*WHAT THIS TASK INVOLVES*. Begin at the top of the entries below and write out every line through the one containing "const chart = echarts.init(document.getElementById('chart'));", excluding pictures.

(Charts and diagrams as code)
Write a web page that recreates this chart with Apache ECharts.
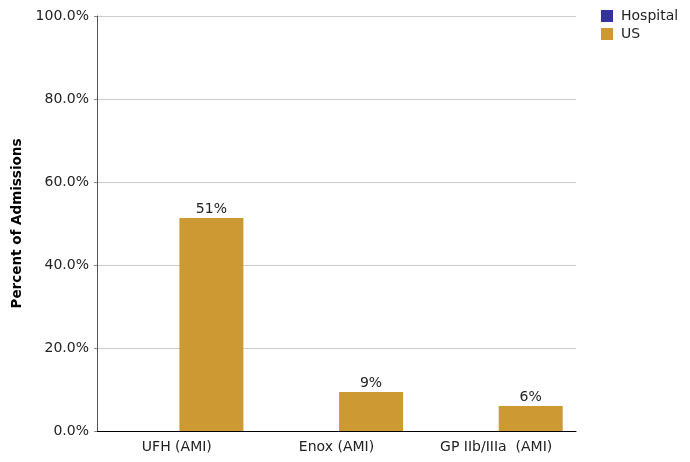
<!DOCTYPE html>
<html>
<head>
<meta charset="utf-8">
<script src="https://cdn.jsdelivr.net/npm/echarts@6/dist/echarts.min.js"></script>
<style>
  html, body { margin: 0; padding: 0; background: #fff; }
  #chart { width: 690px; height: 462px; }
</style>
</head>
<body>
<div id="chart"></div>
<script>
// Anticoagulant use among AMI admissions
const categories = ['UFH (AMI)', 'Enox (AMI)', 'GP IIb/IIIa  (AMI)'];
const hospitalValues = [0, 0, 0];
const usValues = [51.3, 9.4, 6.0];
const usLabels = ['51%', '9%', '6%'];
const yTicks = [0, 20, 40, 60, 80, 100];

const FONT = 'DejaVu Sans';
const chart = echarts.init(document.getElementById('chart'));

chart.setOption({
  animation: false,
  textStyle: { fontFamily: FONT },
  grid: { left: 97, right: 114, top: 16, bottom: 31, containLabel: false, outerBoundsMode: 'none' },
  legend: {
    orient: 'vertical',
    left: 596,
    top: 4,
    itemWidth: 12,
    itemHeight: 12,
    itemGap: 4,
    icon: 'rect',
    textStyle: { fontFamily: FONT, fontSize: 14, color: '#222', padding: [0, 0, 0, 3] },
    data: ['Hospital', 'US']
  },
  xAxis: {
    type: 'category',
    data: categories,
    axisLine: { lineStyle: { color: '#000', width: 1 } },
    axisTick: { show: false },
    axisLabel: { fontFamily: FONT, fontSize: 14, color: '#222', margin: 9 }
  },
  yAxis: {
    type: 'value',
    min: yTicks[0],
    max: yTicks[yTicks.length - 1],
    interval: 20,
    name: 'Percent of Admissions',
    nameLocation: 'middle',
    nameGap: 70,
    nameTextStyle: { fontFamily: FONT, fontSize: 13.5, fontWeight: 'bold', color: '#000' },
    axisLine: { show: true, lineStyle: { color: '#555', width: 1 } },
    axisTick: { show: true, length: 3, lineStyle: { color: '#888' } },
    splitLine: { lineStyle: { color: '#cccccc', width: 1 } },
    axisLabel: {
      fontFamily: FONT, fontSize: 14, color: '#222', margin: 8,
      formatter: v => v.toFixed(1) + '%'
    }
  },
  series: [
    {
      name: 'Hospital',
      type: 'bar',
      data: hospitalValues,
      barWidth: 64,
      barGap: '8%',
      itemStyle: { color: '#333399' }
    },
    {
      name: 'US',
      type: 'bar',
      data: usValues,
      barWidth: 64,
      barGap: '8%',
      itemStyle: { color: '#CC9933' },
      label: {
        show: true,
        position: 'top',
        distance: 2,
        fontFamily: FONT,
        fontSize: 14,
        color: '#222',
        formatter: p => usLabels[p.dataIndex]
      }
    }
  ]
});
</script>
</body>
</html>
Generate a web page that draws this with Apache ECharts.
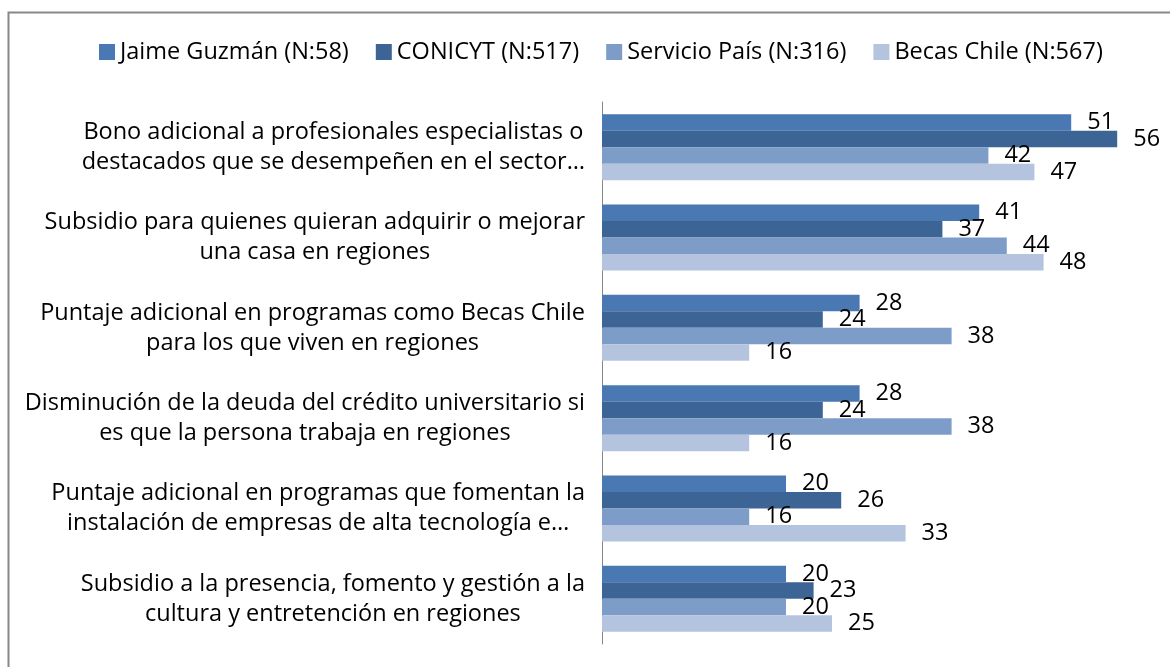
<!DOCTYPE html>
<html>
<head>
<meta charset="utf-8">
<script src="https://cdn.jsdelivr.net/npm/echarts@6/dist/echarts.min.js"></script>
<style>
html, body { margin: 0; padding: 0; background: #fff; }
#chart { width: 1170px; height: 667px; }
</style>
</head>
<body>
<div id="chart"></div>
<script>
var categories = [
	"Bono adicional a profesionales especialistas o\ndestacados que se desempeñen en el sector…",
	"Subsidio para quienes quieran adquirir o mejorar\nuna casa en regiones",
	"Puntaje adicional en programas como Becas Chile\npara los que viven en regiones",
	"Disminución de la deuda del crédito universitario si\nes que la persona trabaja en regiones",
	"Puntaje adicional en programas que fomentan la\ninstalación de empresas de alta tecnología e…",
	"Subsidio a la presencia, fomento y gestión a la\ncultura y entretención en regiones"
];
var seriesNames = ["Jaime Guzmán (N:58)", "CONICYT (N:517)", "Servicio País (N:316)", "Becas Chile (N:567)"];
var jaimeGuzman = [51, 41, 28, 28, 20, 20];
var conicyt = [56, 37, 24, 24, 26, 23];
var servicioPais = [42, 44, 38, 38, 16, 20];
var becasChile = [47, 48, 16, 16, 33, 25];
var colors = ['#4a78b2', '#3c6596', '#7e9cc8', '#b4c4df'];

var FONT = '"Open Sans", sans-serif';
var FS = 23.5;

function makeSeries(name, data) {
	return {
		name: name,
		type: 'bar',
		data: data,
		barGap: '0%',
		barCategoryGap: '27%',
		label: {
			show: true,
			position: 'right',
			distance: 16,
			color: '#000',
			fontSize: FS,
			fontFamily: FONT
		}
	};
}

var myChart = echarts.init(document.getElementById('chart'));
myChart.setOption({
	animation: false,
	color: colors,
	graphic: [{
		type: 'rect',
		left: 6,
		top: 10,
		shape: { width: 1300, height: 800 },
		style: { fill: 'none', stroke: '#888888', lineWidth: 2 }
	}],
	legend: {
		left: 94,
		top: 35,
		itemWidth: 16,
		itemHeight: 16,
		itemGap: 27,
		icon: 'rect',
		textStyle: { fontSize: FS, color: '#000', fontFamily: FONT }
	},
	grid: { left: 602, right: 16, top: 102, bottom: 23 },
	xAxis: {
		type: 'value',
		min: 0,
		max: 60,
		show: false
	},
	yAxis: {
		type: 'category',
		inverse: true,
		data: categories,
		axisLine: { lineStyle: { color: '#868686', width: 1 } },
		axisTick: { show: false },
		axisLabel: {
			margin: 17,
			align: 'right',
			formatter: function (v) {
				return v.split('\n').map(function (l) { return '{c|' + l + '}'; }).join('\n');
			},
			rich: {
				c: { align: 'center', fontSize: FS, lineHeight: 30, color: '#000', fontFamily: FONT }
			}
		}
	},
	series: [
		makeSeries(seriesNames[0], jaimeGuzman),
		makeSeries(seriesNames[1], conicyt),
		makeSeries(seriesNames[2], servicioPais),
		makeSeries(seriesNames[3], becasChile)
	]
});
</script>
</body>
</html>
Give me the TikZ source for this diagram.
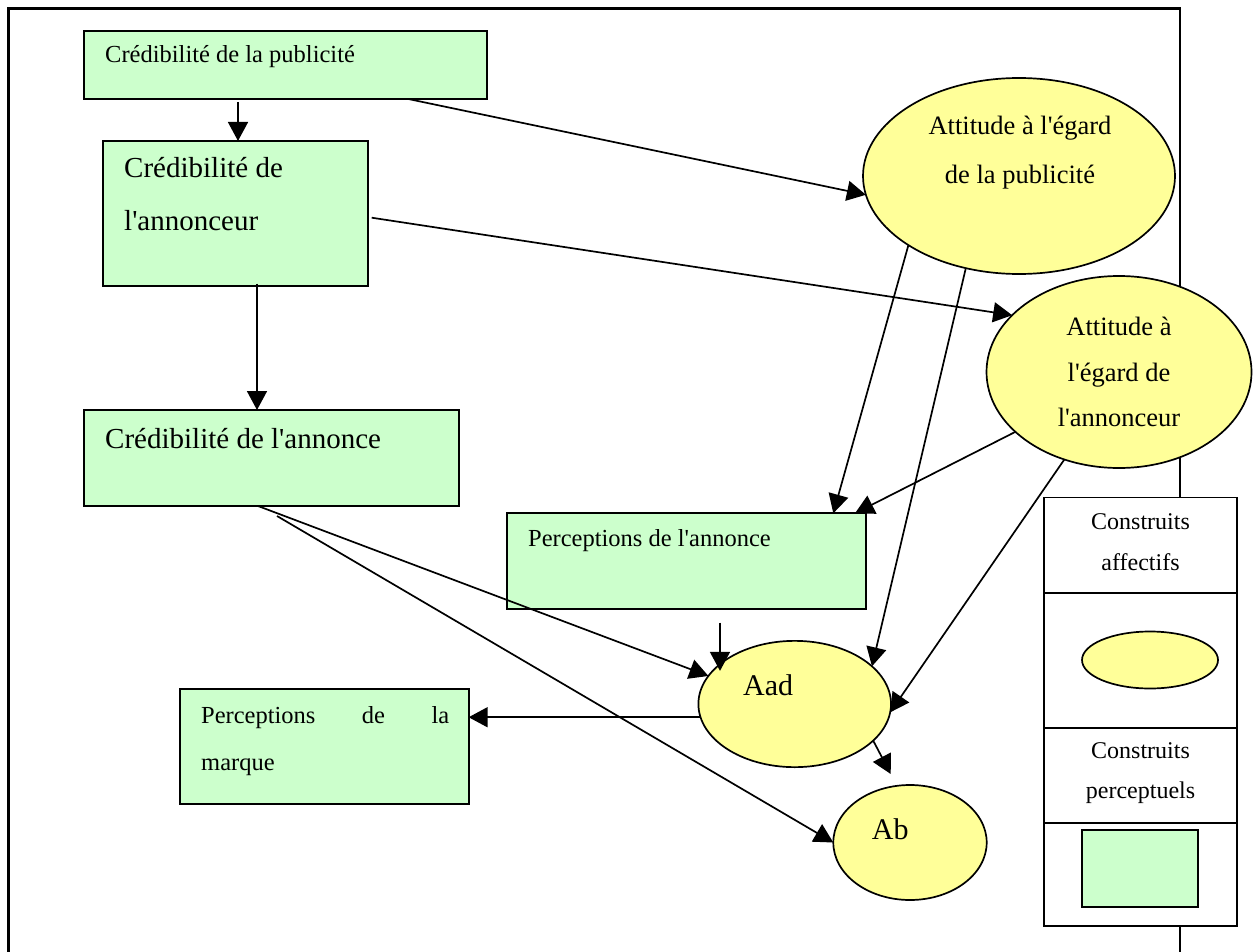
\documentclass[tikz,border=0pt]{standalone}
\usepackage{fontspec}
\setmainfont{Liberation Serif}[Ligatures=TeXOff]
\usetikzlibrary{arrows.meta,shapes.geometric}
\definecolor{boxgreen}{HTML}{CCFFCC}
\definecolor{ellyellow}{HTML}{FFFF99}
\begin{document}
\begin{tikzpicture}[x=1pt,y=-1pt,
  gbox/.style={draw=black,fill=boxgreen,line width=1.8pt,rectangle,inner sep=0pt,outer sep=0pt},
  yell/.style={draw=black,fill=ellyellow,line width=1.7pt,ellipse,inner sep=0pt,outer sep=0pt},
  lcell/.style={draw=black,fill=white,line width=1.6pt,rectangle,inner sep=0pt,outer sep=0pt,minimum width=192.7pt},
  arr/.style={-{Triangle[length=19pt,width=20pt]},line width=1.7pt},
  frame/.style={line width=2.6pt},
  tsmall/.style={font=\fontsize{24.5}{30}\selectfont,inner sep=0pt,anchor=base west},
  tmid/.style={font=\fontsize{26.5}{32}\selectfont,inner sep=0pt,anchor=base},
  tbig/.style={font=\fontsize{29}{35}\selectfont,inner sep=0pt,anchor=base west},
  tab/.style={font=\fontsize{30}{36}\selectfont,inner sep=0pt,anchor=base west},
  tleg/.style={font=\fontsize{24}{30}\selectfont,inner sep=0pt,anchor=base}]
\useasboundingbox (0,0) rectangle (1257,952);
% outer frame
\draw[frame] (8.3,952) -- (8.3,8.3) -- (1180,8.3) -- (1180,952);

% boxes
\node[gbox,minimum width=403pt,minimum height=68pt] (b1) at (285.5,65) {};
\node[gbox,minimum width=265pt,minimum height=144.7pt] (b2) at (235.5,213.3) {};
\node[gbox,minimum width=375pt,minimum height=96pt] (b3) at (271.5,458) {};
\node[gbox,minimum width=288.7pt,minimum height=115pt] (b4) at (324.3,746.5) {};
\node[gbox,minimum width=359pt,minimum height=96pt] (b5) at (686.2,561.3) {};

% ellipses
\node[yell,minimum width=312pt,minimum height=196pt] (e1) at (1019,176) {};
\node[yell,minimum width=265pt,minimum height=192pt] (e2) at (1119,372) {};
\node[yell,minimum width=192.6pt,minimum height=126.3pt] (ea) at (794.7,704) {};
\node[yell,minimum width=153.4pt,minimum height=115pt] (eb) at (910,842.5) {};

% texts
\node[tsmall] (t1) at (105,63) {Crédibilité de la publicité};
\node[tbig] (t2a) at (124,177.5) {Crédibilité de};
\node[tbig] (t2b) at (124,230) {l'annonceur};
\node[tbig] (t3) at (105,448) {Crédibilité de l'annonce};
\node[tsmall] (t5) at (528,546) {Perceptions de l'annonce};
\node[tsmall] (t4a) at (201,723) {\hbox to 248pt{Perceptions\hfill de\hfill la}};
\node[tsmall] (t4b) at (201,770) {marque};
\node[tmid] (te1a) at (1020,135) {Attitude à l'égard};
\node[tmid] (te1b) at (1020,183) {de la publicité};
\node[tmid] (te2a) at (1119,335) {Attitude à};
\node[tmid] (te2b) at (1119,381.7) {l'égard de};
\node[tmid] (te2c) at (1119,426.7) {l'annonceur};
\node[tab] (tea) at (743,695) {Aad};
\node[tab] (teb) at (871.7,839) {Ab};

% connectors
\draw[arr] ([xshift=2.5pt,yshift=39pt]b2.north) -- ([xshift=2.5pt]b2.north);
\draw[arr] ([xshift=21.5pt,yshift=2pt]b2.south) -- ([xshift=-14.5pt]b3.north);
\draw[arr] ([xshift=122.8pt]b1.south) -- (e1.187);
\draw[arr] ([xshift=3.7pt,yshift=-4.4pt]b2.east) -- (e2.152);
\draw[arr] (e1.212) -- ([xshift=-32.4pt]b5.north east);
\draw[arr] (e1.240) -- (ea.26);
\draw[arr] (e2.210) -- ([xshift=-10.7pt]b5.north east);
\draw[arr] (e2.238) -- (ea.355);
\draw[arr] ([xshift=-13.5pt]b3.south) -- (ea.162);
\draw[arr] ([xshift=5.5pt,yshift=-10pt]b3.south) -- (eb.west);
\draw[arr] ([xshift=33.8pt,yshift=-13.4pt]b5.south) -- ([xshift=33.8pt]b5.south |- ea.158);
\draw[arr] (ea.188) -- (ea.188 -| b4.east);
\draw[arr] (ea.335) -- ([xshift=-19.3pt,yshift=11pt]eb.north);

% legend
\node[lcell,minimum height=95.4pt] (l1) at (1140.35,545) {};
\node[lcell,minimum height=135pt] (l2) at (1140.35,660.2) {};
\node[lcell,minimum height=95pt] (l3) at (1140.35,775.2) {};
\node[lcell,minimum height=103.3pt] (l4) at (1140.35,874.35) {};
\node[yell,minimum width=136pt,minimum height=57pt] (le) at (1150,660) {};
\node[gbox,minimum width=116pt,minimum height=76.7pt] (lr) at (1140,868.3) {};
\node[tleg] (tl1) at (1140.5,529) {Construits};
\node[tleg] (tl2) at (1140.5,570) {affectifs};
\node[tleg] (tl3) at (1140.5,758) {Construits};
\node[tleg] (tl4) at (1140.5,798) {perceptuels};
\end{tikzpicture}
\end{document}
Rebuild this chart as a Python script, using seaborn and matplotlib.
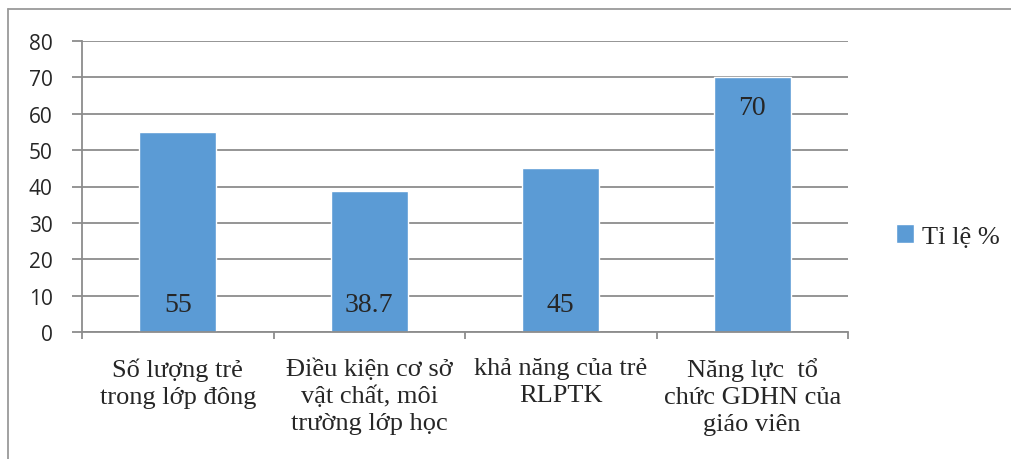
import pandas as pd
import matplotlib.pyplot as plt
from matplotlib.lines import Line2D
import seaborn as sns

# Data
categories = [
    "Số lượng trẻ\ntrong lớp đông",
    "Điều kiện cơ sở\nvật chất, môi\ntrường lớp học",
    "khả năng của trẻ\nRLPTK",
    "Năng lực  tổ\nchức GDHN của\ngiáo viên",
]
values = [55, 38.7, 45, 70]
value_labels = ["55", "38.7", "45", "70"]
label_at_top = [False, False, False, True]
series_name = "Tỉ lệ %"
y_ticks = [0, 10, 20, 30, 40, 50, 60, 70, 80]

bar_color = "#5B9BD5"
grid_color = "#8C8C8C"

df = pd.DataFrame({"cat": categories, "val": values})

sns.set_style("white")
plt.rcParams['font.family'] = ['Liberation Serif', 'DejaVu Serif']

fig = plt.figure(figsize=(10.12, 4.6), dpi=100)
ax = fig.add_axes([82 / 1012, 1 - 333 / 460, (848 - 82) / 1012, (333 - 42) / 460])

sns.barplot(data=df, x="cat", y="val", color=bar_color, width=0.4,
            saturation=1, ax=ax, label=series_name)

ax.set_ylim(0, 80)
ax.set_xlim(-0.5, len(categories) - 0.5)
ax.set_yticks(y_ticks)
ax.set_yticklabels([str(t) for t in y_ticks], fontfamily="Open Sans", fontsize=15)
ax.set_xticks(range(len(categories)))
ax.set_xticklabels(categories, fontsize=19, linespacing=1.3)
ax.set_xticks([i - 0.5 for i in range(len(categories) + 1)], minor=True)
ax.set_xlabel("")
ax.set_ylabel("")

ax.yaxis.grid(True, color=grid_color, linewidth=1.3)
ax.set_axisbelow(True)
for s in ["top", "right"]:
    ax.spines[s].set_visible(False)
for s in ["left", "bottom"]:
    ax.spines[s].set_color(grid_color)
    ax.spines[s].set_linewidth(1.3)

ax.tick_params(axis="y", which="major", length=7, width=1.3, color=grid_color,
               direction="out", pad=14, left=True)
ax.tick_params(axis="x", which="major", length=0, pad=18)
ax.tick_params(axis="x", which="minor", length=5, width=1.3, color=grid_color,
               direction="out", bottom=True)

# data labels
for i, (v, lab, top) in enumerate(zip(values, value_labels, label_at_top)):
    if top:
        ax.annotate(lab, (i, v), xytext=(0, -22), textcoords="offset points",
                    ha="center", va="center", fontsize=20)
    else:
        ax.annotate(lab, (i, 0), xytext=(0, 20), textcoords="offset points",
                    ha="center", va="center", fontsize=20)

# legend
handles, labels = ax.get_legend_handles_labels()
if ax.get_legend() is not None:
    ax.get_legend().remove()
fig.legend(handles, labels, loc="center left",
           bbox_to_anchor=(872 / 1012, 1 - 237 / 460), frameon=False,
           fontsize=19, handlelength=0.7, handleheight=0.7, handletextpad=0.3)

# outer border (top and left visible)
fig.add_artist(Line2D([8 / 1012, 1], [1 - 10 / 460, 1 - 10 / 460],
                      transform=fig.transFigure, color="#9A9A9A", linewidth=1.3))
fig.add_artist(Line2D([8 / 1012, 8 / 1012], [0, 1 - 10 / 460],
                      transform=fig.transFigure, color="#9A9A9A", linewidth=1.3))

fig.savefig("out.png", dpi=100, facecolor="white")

*TASK RESPONSE*.
Write a web page that recreates this chart with Apache ECharts.
<!DOCTYPE html>
<html>
<head>
<meta charset="utf-8">
<script src="https://cdn.jsdelivr.net/npm/echarts@6/dist/echarts.min.js"></script>
<style>
  html, body { margin: 0; padding: 0; background: #fff; }
  #chart { width: 690px; height: 462px; }
</style>
</head>
<body>
<div id="chart"></div>
<script>
// Anticoagulant use among AMI admissions
const categories = ['UFH (AMI)', 'Enox (AMI)', 'GP IIb/IIIa  (AMI)'];
const hospitalValues = [0, 0, 0];
const usValues = [51.3, 9.4, 6.0];
const usLabels = ['51%', '9%', '6%'];
const yTicks = [0, 20, 40, 60, 80, 100];

const FONT = 'DejaVu Sans';
const chart = echarts.init(document.getElementById('chart'));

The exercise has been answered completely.